§ Exercise directions
Reproduce the first line and every line after it, exactly, through the one containing "const zip = (xs, ys)". Leave out the rest.
──────── Dataset section ────────
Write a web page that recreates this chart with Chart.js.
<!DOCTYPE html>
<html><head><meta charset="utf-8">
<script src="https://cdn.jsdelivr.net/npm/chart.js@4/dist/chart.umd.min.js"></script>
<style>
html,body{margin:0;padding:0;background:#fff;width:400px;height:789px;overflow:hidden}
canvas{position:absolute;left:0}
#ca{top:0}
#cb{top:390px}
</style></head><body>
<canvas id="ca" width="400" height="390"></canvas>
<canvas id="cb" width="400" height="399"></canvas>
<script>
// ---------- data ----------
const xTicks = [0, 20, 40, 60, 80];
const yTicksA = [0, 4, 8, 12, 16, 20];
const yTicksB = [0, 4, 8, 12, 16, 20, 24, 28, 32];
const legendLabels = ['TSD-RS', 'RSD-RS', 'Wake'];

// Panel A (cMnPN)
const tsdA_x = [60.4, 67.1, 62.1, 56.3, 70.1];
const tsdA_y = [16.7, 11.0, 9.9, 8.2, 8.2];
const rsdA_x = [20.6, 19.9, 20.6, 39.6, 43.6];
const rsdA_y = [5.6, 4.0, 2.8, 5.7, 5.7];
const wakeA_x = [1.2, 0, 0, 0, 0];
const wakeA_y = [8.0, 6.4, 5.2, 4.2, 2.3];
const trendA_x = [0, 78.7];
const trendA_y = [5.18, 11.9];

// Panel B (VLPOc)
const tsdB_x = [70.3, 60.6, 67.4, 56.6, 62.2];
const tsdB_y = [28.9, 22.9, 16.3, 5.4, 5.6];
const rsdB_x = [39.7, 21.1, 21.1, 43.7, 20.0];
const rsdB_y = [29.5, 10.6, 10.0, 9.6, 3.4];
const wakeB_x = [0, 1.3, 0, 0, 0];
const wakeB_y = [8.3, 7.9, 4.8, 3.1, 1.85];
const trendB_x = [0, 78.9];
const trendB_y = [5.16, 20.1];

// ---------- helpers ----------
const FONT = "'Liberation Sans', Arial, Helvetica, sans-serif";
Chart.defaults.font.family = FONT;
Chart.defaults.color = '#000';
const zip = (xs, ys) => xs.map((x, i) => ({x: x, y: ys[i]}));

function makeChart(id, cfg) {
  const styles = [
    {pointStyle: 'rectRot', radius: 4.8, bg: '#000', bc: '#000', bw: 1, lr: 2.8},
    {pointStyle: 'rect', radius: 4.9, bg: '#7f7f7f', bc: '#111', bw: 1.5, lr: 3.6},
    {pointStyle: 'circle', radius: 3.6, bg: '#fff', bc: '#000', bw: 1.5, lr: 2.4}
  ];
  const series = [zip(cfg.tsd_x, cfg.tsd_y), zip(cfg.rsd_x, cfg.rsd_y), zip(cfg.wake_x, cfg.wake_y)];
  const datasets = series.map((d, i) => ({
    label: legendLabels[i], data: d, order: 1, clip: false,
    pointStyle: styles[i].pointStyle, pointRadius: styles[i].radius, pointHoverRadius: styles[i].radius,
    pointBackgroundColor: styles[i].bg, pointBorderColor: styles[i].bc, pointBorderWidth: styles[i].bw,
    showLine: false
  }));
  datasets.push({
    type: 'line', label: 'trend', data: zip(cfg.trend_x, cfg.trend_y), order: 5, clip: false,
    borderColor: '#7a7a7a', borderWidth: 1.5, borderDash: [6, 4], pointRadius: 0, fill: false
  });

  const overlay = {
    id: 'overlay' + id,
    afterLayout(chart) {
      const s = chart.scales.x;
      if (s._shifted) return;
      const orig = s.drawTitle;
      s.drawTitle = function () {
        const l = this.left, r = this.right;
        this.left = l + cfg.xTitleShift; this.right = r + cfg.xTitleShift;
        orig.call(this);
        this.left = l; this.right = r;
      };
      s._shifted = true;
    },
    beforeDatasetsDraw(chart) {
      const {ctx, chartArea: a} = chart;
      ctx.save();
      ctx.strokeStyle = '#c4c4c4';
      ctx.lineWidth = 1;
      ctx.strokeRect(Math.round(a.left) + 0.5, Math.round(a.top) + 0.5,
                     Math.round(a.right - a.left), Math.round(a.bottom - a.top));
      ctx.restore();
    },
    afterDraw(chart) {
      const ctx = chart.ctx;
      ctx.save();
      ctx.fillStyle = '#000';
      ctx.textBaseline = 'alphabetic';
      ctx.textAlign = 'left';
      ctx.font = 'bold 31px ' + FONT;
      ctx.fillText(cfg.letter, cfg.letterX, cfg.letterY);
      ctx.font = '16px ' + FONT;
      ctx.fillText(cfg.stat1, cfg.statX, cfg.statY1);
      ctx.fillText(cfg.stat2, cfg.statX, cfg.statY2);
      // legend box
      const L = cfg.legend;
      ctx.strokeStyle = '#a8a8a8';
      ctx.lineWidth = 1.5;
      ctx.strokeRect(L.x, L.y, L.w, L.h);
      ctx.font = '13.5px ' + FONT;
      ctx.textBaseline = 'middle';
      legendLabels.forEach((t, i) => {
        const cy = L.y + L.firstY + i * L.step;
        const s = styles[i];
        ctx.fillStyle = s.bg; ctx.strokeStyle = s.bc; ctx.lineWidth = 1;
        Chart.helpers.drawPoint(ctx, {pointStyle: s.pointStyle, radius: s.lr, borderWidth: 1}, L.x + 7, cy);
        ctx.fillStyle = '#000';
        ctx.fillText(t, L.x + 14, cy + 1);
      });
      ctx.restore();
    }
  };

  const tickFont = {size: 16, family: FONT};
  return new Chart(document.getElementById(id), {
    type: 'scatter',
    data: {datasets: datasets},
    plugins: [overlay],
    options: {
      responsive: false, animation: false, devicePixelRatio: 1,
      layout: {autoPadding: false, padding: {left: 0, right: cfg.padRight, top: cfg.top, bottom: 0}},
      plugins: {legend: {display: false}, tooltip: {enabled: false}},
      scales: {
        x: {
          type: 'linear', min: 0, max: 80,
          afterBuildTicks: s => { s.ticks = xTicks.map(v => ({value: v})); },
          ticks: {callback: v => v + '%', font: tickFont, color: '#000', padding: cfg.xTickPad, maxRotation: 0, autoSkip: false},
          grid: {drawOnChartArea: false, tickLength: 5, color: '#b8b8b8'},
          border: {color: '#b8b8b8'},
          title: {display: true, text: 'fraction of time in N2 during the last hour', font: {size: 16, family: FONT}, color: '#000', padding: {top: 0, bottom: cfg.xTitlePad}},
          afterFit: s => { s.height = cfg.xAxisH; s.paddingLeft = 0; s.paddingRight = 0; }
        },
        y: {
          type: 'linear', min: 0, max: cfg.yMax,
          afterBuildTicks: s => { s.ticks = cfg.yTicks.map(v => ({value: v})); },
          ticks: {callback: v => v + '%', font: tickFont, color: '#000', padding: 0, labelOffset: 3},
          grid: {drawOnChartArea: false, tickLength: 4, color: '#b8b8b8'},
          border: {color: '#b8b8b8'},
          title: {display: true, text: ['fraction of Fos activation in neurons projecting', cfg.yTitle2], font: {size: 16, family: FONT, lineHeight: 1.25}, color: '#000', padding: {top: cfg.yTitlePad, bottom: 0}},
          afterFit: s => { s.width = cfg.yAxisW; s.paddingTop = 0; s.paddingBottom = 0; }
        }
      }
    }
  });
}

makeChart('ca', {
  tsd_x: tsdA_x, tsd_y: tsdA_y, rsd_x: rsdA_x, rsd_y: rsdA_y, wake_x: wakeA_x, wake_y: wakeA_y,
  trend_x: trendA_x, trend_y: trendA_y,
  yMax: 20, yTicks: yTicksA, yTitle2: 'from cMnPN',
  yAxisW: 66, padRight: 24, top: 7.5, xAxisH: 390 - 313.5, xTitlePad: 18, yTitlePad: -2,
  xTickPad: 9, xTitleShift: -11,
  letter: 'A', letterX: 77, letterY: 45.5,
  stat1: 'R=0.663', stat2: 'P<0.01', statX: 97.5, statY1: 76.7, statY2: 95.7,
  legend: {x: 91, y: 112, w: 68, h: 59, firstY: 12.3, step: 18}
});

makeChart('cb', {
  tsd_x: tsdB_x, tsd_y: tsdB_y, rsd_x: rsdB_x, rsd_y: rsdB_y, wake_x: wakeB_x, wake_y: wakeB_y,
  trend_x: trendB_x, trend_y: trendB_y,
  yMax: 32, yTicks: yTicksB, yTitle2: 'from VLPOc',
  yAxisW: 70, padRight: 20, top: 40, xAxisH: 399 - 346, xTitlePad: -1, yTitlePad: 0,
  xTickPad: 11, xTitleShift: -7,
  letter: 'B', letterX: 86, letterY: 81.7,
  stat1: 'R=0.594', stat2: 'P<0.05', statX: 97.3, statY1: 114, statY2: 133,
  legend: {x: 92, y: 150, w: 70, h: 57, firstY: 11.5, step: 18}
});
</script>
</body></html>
────────
§ The reply
Write a web page that recreates this chart with Chart.js.
<!DOCTYPE html>
<html><head><meta charset="utf-8">
<script src="https://cdn.jsdelivr.net/npm/chart.js@4/dist/chart.umd.min.js"></script>
<style>
html,body{margin:0;padding:0;background:#fff;width:400px;height:789px;overflow:hidden}
canvas{position:absolute;left:0}
#ca{top:0}
#cb{top:390px}
</style></head><body>
<canvas id="ca" width="400" height="390"></canvas>
<canvas id="cb" width="400" height="399"></canvas>
<script>
// ---------- data ----------
const xTicks = [0, 20, 40, 60, 80];
const yTicksA = [0, 4, 8, 12, 16, 20];
const yTicksB = [0, 4, 8, 12, 16, 20, 24, 28, 32];
const legendLabels = ['TSD-RS', 'RSD-RS', 'Wake'];

// Panel A (cMnPN)
const tsdA_x = [60.4, 67.1, 62.1, 56.3, 70.1];
const tsdA_y = [16.7, 11.0, 9.9, 8.2, 8.2];
const rsdA_x = [20.6, 19.9, 20.6, 39.6, 43.6];
const rsdA_y = [5.6, 4.0, 2.8, 5.7, 5.7];
const wakeA_x = [1.2, 0, 0, 0, 0];
const wakeA_y = [8.0, 6.4, 5.2, 4.2, 2.3];
const trendA_x = [0, 78.7];
const trendA_y = [5.18, 11.9];

// Panel B (VLPOc)
const tsdB_x = [70.3, 60.6, 67.4, 56.6, 62.2];
const tsdB_y = [28.9, 22.9, 16.3, 5.4, 5.6];
const rsdB_x = [39.7, 21.1, 21.1, 43.7, 20.0];
const rsdB_y = [29.5, 10.6, 10.0, 9.6, 3.4];
const wakeB_x = [0, 1.3, 0, 0, 0];
const wakeB_y = [8.3, 7.9, 4.8, 3.1, 1.85];
const trendB_x = [0, 78.9];
const trendB_y = [5.16, 20.1];

// ---------- helpers ----------
const FONT = "'Liberation Sans', Arial, Helvetica, sans-serif";
Chart.defaults.font.family = FONT;
Chart.defaults.color = '#000';
const zip = (xs, ys) => xs.map((x, i) => ({x: x, y: ys[i]}));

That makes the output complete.